Earlier this week, a high school journalism student reached out to me. She was working on a column connected to the policies that schools have governing cell phone use in our buildings and had stumbled across a column that I wrote a few years back for Ed Leadership. Knowing that I was still a classroom teacher, she sent me a list of questions and asked me to reply.
Figured you’d be interested in my responses:
Question: Do you feel that cell phones should be used as educational tools in the classroom? Why or why not?
My Answer: Absolutely. The simple truth is that cell phones are an incredibly powerful tool for any learner. They make it possible to connect to ideas and individuals at any time and from anywhere. Overlooking that reality is a failure on the part of classroom teachers. Our goal shouldn’t be to ban access to powerful tools for learning. Instead, our goal should be to show the students in our classrooms how to take full advantage of the learning potential sitting inside their purses and their back pockets.
Question: Coming from a viewpoint of a teacher, how would you prevent distractions with cell phones?
My Answer: This is going to make some teachers angry, but I’m not convinced that cell phones distract students. Instead, I’m convinced that boring lessons distract students.

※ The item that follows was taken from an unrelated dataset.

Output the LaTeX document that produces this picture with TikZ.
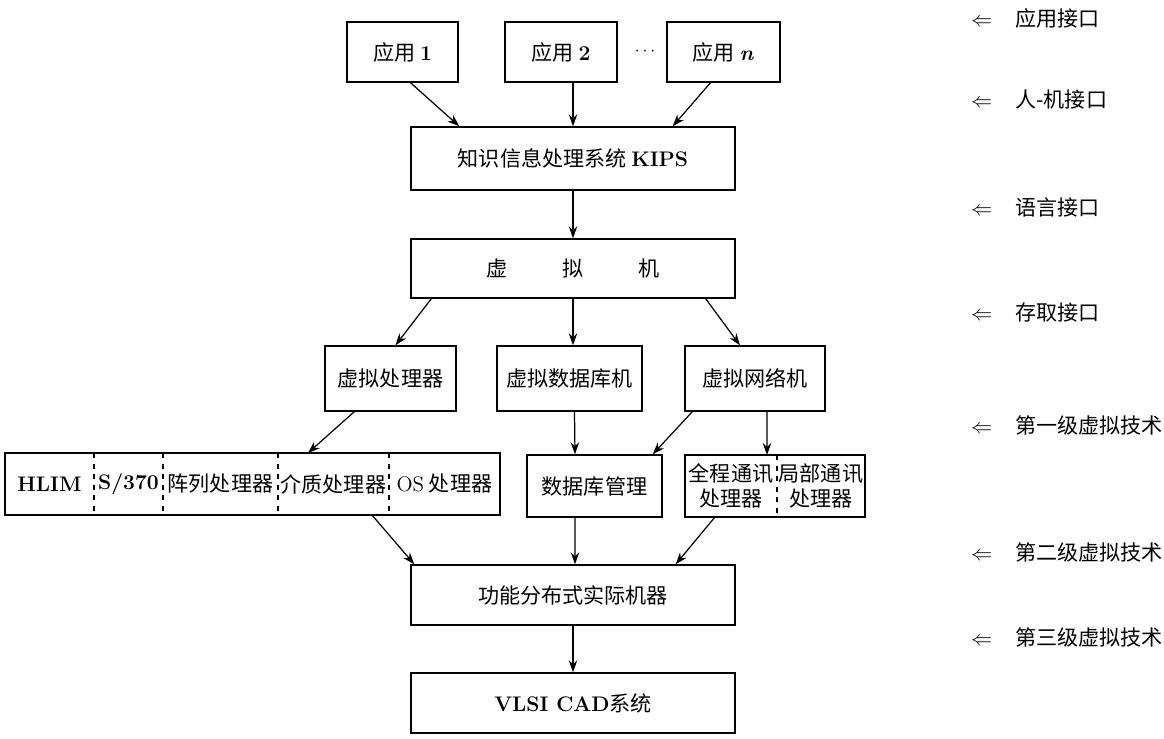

When my students are off-task, I look first at the work that I’m asking them to do. If that work is disconnected from student interests or focused on content that no one cares about, student distractions are a function of my choices as a teacher. Why should I be surprised when kids use their phones as an escape from lessons that are divorced from any real meaning? Students who are given the chance to affect real change in the world or to ask and answer interesting questions are rarely distracted by their cell phones.
Here’s another take: We are ALL surrounded by distractions every minute of every day. When I’m bored — in faculty meetings, while on hallway duty, at church on Sunday mornings — I pull out my cell phone and start surfing the web too.
Maybe it’s time that we start teaching students how to deal with that reality. Banning cell phones from class may eliminate some distractions — but it also leaves students poorly prepared to handle the always-on world that we live in. Openly talking about how to manage our attention in a world where being distracted is easy could be the most important lesson that we teach — and teaching it is impossible in buildings that ban cell phones.
Question: What age would you say would be appropriate for students to get a cell phone in general?
My Answer: My first reaction is that schools should start allowing students to use cell phones in schools around grade six. That’s simply because it seems like most students get their first phones by grade six.
If the majority of the students in a grade level or a school have phones, it’s imperative that schools start showing students how to maximize the learning potential in those devices. Ignoring devices that our kids already carry has consequences: Students end up seeing their phones as tools for being social but fail to see their phones as tools that can help them to grow as learners.
Question: Do the students use cell phones or technology at your school? If yes, do you observe the students benefit from it? Or do they get distracted easily? If no, would you ever begin to use cell phones or technology?
My Answer: Our school started a BYOD program this year. What that means is that students can use their own technology — cell phones, tablets, Chromebooks — in our classrooms without fear of consequences for the first time. I’m straight jazzed by that opportunity because North Carolina’s schools have been underfunded for the better part of a decade. As a result, classrooms — particularly those in schools that have been around for a while — have almost no technology. Allowing students to use their own devices means that I can actually plan lessons that use technology on a regular basis.
I think the greatest benefit to the students in our school is that they finally have opportunities to learn how to tap into the power of the Web with the guidance of teachers. If I can teach the kids in my classroom more about the role that the Internet can play in the lives of connected learners, they will leave my classroom with skills that will make them more successful regardless of the careers that they decide to pursue.
Question: As a teacher, how much technology do you use on a daily basis? Do you feel it is easier to use paper or computers for your work?
My Answer: We use technology in our classroom in the same way that you probably use technology outside of school. When we have a question that we can’t find an answer to, we turn to the Web. When we are looking for partners to study with or experts that have information that they can share with us, we turn to the Web. When we make discoveries that we want to share with someone else or when we want to make a difference in the world outside the walls of our school, we turn to the Web.
That work is often informal rather than planned — but that’s the key to good technology integration. Our goal shouldn’t be to use technology to learn. Our goal should be to learn — and if technology can facilitate that work, so be it.